Network automation is a methodology in which software automatically configures, provisions, manages, and tests network devices. This description implies no human interaction unless errors occur that produce fallout requiring corrective action by a network engineer. In many cases, automation can remediate fallout issues by launching child processes that are defined to handle known error cases. It’s important to note that effective network automation is vendor agnostic to an extent that all equipment can be managed fully. Many vendor-centric solutions claim vendor agnostic capabilities but favor their own equipment or a small subset of equipment offered by partners.

There are a number of reasons why network automation is important including:

  • Today’s networks are complex puzzles comprised of many different segments including access networks, data center networks, core networks, LANs internal to a physical location, WANs spread across the country and world, virtualized networks, and more. Managing these segments is too heavy a load to maintain with direct human interaction. For small networks, you can scale your workforce to manage the complexity, but this is an expensive solution that has a limited lifespan of viability.
  • The network is constantly evolving. The introduction of new technologies further complicates things due to the mixture of old and new components. Migrating from one technology to the other can often take years of manual work by scores of engineers, versus months with automation.
  • Companies are constantly looking to cut costs, or, at a minimum, do more with the resources they have. Automation allows for headcount reductions or expansion of what can be done with existing headcount. This is a touchy topic when working on these kinds of efforts, but it is naive not to acknowledge the part this plays in the cost justification.
  • Due to the complexity mentioned above, human error impacts the quality of the network. A single mistyped letter or number by an engineer can bring the network to its knees. By automating activities, this risk is mitigated.

Why orchestration is not automation

As previously mentioned, you can have orchestration within a single domain that is human driven and does not automate a process beyond certain specific activities. You can also have cross-domain orchestration with an orchestrator of orchestrators that comes close to meeting the definition of automation but is still operating in a vacuum that typically requires some level of human interaction.
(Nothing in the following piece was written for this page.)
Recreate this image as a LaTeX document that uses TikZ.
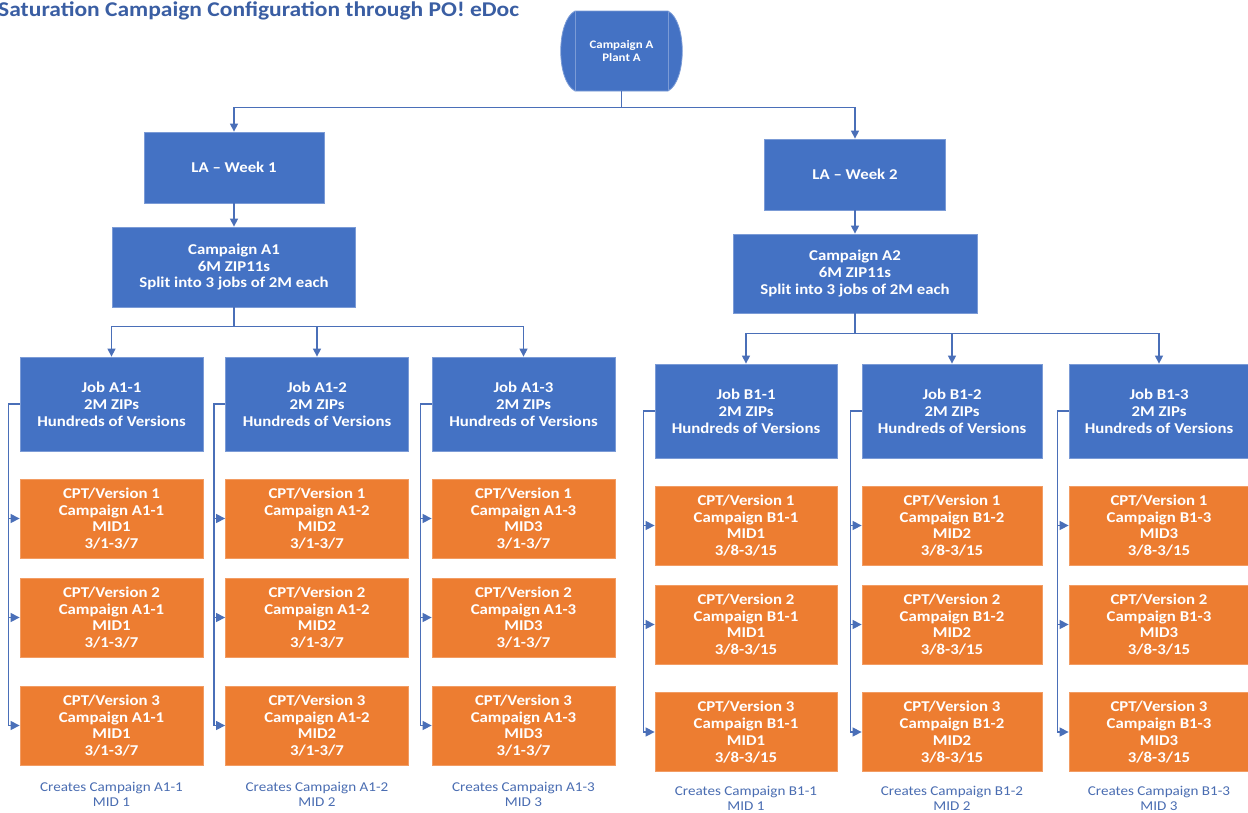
\documentclass[tikz,border=0pt]{standalone}
\usepackage{fontspec}
\setmainfont{Carlito}[FakeStretch=1.12]
\usetikzlibrary{arrows.meta}
\definecolor{bfill}{HTML}{4472C4}
\definecolor{bedge}{HTML}{7B9BD6}
\definecolor{ofill}{HTML}{ED7D31}
\definecolor{oedge}{HTML}{F29C63}
\definecolor{lcol}{HTML}{4A6FB8}
\definecolor{lblcol}{HTML}{4A6DB2}
\definecolor{titlecol}{HTML}{3A5EA3}
\begin{document}
\begin{tikzpicture}[x=1pt,y=-1pt,
  box/.style={rectangle, inner sep=0pt, text=white, align=center,
    font=\bfseries\fontsize{15}{16.8}\selectfont, line width=0.8pt},
  bluebox/.style={box, fill=bfill, draw=bedge},
  orbox/.style={box, fill=ofill, draw=oedge},
  arr/.style={draw=lcol, line width=1.3pt, -{Triangle[length=8pt,width=8pt]}},
  sidearr/.style={draw=lcol, line width=1.3pt, -{Triangle[length=9pt,width=9pt]}},
  lbl/.style={text=lblcol, align=center, inner sep=0pt, font=\fontsize{13.5}{15}\selectfont},
  titlestyle/.style={text=titlecol, inner sep=0pt, font=\bfseries\fontsize{21}{24}\selectfont}]
\useasboundingbox (0,0) rectangle (1248,812);
\fill[white] (0,0) rectangle (1248,812);

% title
\node[titlestyle, anchor=base west] (title) at (-2,16.5) {Saturation Campaign Configuration through PO! eDoc};

% top node
\fill[bfill, draw=bedge, line width=0.8pt] (575,11) -- (668,11) .. controls (687,21) and (687,81) .. (668,91) -- (575,91) .. controls (556,81) and (556,21) .. (575,11) -- cycle;
\draw[bedge, line width=0.8pt] (575,11) -- (575,91) (668,11) -- (668,91);
\node[box, draw=none, minimum width=93pt, minimum height=80pt, font=\bfseries\fontsize{11.5}{13.5}\selectfont] (top) at (621.5,51) {Campaign A\\Plant A};

% week boxes
\node[bluebox, minimum width=180pt, minimum height=71pt] (la1) at (234,167.5) {LA -- Week 1};
\node[bluebox, minimum width=181pt, minimum height=71pt] (la2) at (855,174.5) {LA -- Week 2};

% campaign boxes
\node[bluebox, minimum width=243pt, minimum height=80pt] (ca1) at (234,267) {Campaign A1\\6M ZIP11s\\Split into 3 jobs of 2M each};
\node[bluebox, minimum width=244pt, minimum height=79pt] (ca2) at (855,273.5) {Campaign A2\\6M ZIP11s\\Split into 3 jobs of 2M each};

\draw[arr] (top.south) -- ++(0,16) -| (la1.north);
\draw[arr] (top.south) -- ++(0,16) -| (la2.north);
\draw[arr] (la1) -- (ca1);
\draw[arr] (la2) -- (ca2);

% A side
\foreach \k/\cx in {1/111.5, 2/317, 3/523.5}{
  \node[bluebox, minimum width=183pt, minimum height=94pt] (ja\k) at (\cx,404) {Job A1-\k\\2M ZIPs\\Hundreds of Versions};
  \draw[arr] (ca1.south) -- ++(0,19) -| (ja\k.north);
  \foreach \r/\cy in {1/518.5, 2/617.5, 3/725.5}{
    \node[orbox, minimum width=183pt, minimum height=79pt] (oa\k\r) at (\cx,\cy) {CPT/Version \r\\Campaign A1-\k\\MID\k\\3/1-3/7};
    \draw[sidearr] (ja\k.west) -- ++(-11,0) |- (oa\k\r.west);
  }
  \node[lbl] (la\k lbl) at (\cx,794) {Creates Campaign A1-\k\\MID \k};
}

% B side
\foreach \k/\cx/\w in {1/746/182, 2/952/180, 3/1159/180}{
  \node[bluebox, minimum width=\w pt, minimum height=94pt] (jb\k) at (\cx,411) {Job B1-\k\\2M ZIPs\\Hundreds of Versions};
  \draw[arr] (ca2.south) -- ++(0,20) -| (jb\k.north);
  \foreach \r/\cy in {1/525.5, 2/624.5, 3/732}{
    \node[orbox, minimum width=\w pt, minimum height=79pt] (ob\k\r) at (\cx,\cy) {CPT/Version \r\\Campaign B1-\k\\MID\k\\3/8-3/15};
    \draw[sidearr] (jb\k.west) -- ++(-11,0) |- (ob\k\r.west);
  }
  \node[lbl] (lb\k lbl) at (\cx,798.5) {Creates Campaign B1-\k\\MID \k};
}
\end{tikzpicture}
\end{document}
Automation means everything operates with no human interaction. This encompasses integration with the northbound business systems making requests into the automation ecosystem. It also includes integration to the domain-specific orchestrators, controllers, and other tools that touch the network, as well as network events that are integrating with assurance systems that monitor the network. This is where the major divide between orchestration and automation happens.

Orchestration is narrowly focused on a specific domain or set of domains. Orchestrators typically run into crippling deficiencies when services traverse multiple domains. Orchestration is not focused on interfacing with the northbound business systems, and certainly not east/west to other orchestrators and controllers. It is important to understand that orchestration is a vital piece of automation due to its domain ownership, but it is a subset of automation, not a replacement.

The confusion arises because orchestration is one of the most overused words in the networking industry. Solutions are being marketed as end-to-end automation solutions when in reality they are nothing more than a piece to the overall automation puzzle.

Orchestration solutions typically work well with equipment or software that is provided by the same vendor. Most orchestrators provide some level of multi-vendor capability, but if you stray from the preferred vendor ecosystem, the capability becomes severely limited. That’s why it’s common to see vendors attaching hardware sales on top of software sales opportunities. This approach is an attempt to sell customers on migrating to a single vendor network, which is just not realistic for most organizations. However, this is the only way an orchestrator only approach to automation can work.

The key point to remember is that orchestration is an important part of network automation, but it’s just a part. It’s an important distinction to understand, especially with the misrepresentations in the marketplace. Network automation will play a leading role in enabling enterprises to move beyond the fragile practices of the past (like CLI and scripting), while extending capabilities to take advantage of emerging technologies enabled by the modern network like IoT, NFV, and 5G.